“Chu’s solo, The honky-tonk, made its point subtly but clearly”.
Robert Johnson 9/30/2022
Megan Chu performed her own solo “2 Peter,” a dance that features slow extensions and the sudden release of tension. Chu moved from a solid center that allowed her to take risks, balancing and reaching low. She skipped forward and then caught herself, and performed a headstand. She concluded the dance solidly planted, her back turned to us so we could better appreciate the slow spread of her arms.
Robert Johnson 11/16/2021
Megan Harrold’s particular interest lies in using text to create movement (this is explained extensively in a pamphlet handed out before the show). She composes using a novel system that links the intervals of the alphabet to specific motions as well as musical notes. Here, movement and music have the same derivation. How unusual that a seemingly prosaic source can inspire emotional subject matter. Now Let Me Be Still, a solo choreographed and performed by Harrold, toys with equilibrium versus instability. Her dark dress against the white background of CPR subtly underscores these points. Accompanied by guitarist Charlie Ruch, Harrold moves like warm molasses, lusciously articulating with her every joint.
Harrold’s second piece, a partnership with Treeline Dance Works, is a tribute to the Nashville Public Library, a gathering place for the artistically minded. As a young adult living in Nashville, she’d spent a considerable amount of time there.
Harrold addresses clichés associated with libraries. Her dancers are costumed in fashionably clean-cut dresses and sport red, thick-rimmed glasses to exemplify nerds. Huge stacks of books line the periphery. I find this clever and amusing, but isn’t Harrold trying to highlight the wonder of her library and not lump it with a stereotype?
Throughout the piece, Harrold scribbles mysterious notes that are illuminated and projected in the upper left corner of the stage. Her scribblings are linked to the pamphlet handed out earlier. Nashville Public Library requests that the audience read extensively to find their own conclusions. The intricacies of the performance are intellectually compelling, but perhaps a bit much for most passively inclined audience members.
Theodora Boguszewski 12/7/2017
Megan Harrold of Nashville, who like Wright is a graduate of VCU's Dance and Choreography department, showed a solo and duet that made me wish she was in Chicago for more than just a weekend. “Solitude with Others” found her being tossed around by an tall, bearded fellow (Joseph Hudson) in boots whose side-parted, wavy black hair made him look like a old-timey prospector reluctantly gussied up for Sunday dinner. Harrold plays the top — she stands on his chest and he does a few bench-presses with her stiff body — but Charlie Rauh’s music placed a frame of frayed love around their rough/tender dynamic.
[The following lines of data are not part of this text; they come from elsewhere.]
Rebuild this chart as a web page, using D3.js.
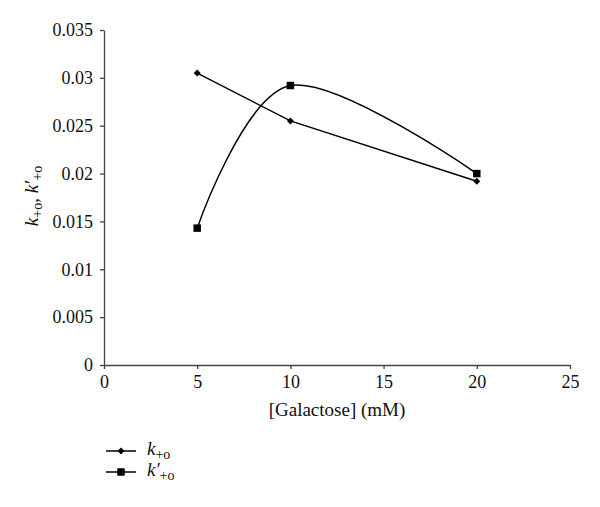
<!DOCTYPE html>
<html>
<head>
<meta charset="utf-8">
<script src="https://cdn.jsdelivr.net/npm/d3@7"></script>
<style>
  body { margin: 0; background: #fff; }
</style>
</head>
<body>
<div id="chart"></div>
<script>
// datos
const galactose = [5, 10, 20];
const kPlus = [0.0305, 0.0255, 0.0192];
const kPrime = [0.0143, 0.0292, 0.0200];
const xTicks = [0, 5, 10, 15, 20, 25];
const yTicks = [0, 0.005, 0.01, 0.015, 0.02, 0.025, 0.03, 0.035];

const serif = "'Liberation Serif', 'DejaVu Serif', serif";
const totalWidth = 600;
const totalHeight = 507;
const margins = { top: 30, right: 30, bottom: 142, left: 104 };
const chartHeight = totalHeight - margins.top - margins.bottom;

const svg = d3.select("#chart")
  .append("svg")
  .attr("width", totalWidth)
  .attr("height", totalHeight)
  .attr("font-family", serif);

const g = svg.append("g")
  .attr("transform", `translate(${margins.left}, ${margins.top})`);

const x = d3.scaleLinear().domain([0, 25]).range([0, 466]);
const y = d3.scaleLinear().domain([0, 0.035]).range([chartHeight, 0]);

// ejes
const xAxis = g.append("g")
  .attr("transform", `translate(0, ${chartHeight})`)
  .call(d3.axisBottom(x).tickValues(xTicks).tickSizeInner(4).tickSizeOuter(0).tickPadding(6).tickFormat(d3.format("d")));

const yAxis = g.append("g")
  .call(d3.axisLeft(y).tickValues(yTicks).tickSizeInner(4).tickSizeOuter(0).tickPadding(7).tickFormat((d) => (d === 0 ? "0" : String(+d.toFixed(3)))));

[xAxis, yAxis].forEach((a) => {
  a.attr("font-family", serif).attr("font-size", 18);
  a.selectAll("path, line").attr("stroke", "#444").attr("stroke-width", 1.3);
  a.selectAll("text").attr("fill", "#111");
});

// series
const ptsK = galactose.map((d, i) => [x(d), y(kPlus[i])]);
const ptsKp = galactose.map((d, i) => [x(d), y(kPrime[i])]);

g.append("path")
  .attr("d", d3.line().curve(d3.curveLinear)(ptsK))
  .attr("fill", "none")
  .attr("stroke", "#000")
  .attr("stroke-width", 1.5);

g.append("path")
  .attr("d", d3.line().curve(d3.curveCardinal.tension(0))(ptsKp))
  .attr("fill", "none")
  .attr("stroke", "#000")
  .attr("stroke-width", 1.5);

const diamond = d3.symbol().type(d3.symbolSquare).size(24);
const square = d3.symbol().type(d3.symbolSquare).size(56);

g.selectAll(".mk")
  .data(ptsK)
  .enter()
  .append("path")
  .attr("class", "mk")
  .attr("transform", (d) => `translate(${d[0]}, ${d[1]}) rotate(45)`)
  .attr("d", diamond)
  .attr("fill", "#000");

g.selectAll(".mkp")
  .data(ptsKp)
  .enter()
  .append("path")
  .attr("class", "mkp")
  .attr("transform", (d) => `translate(${d[0]}, ${d[1]})`)
  .attr("d", square)
  .attr("fill", "#000");

// etiquetas de ejes
g.append("text")
  .attr("x", 233)
  .attr("y", chartHeight + 51)
  .attr("text-anchor", "middle")
  .attr("fill", "#111")
  .style("font-size", "19px")
  .text("[Galactose] (mM)");

const yl = svg.append("text")
  .attr("transform", `translate(38, ${margins.top + 166}) rotate(-90)`)
  .attr("text-anchor", "middle")
  .attr("fill", "#111")
  .style("font-size", "19px");
yl.append("tspan").style("font-style", "italic").text("k");
yl.append("tspan").attr("dy", 4).style("font-size", "14px").text("+o");
yl.append("tspan").attr("dy", -4).text(", ");
yl.append("tspan").style("font-style", "italic").text("k′");
yl.append("tspan").attr("dy", 4).style("font-size", "14px").text("+o");

// leyenda
const legend = [
  { sym: diamond, rot: 45, label: "k", y: 451 },
  { sym: square, rot: 0, label: "k′", y: 472 },
];
legend.forEach((l) => {
  svg.append("line")
    .attr("x1", 106).attr("x2", 136)
    .attr("y1", l.y).attr("y2", l.y)
    .attr("stroke", "#000").attr("stroke-width", 1.5);
  svg.append("path")
    .attr("transform", `translate(121, ${l.y}) rotate(${l.rot})`)
    .attr("d", l.sym)
    .attr("fill", "#000");
  const t = svg.append("text")
    .attr("x", 147)
    .attr("y", l.y + 4)
    .attr("fill", "#111")
    .style("font-size", "19px");
  t.append("tspan").style("font-style", "italic").text(l.label);
  t.append("tspan").attr("dy", 4).style("font-size", "14px").text("+o");
});
</script>
</body>
</html>
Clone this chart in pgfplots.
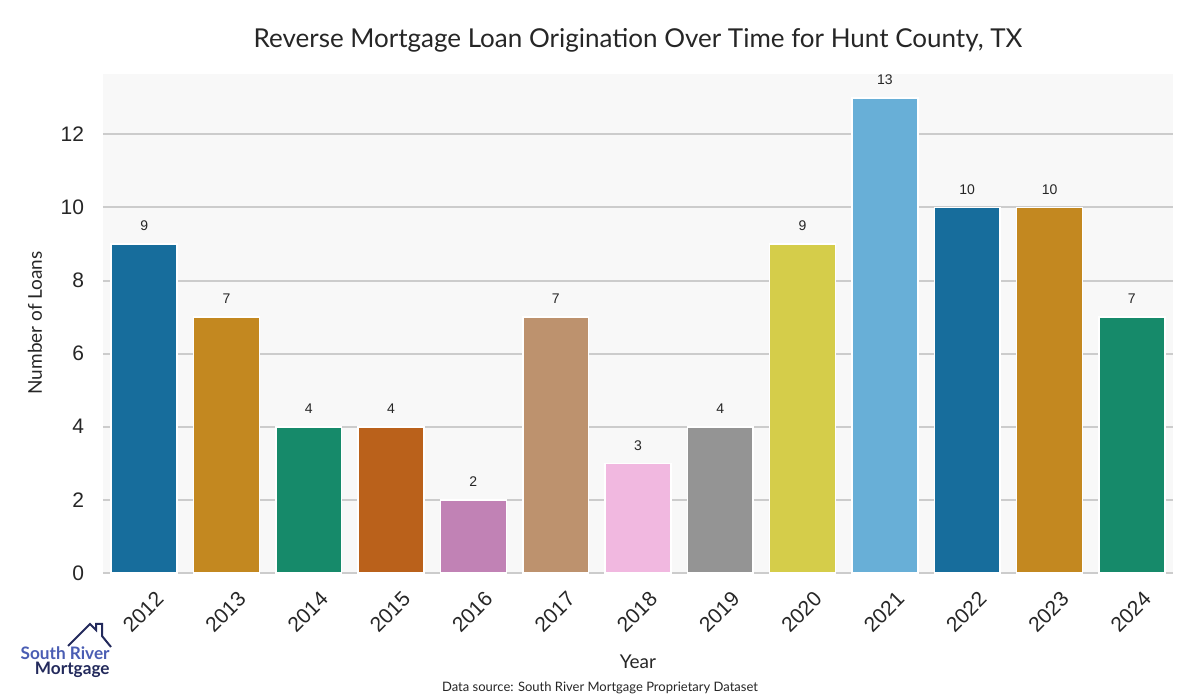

Three-part solo “Interpreting the Rub,” meanwhile, was a pure-movement investigation strongly reminiscent of Trisha Brown’s proximal initiations and complexly minuscule reorganizations of momentum. “Solitude” in its pedestrianism merely hints at Harrold’s technical skill, but “Rub” puts it on a plinth and it’s quite remarkable to watch. I hope Wright lures her back to town for another appearance soon.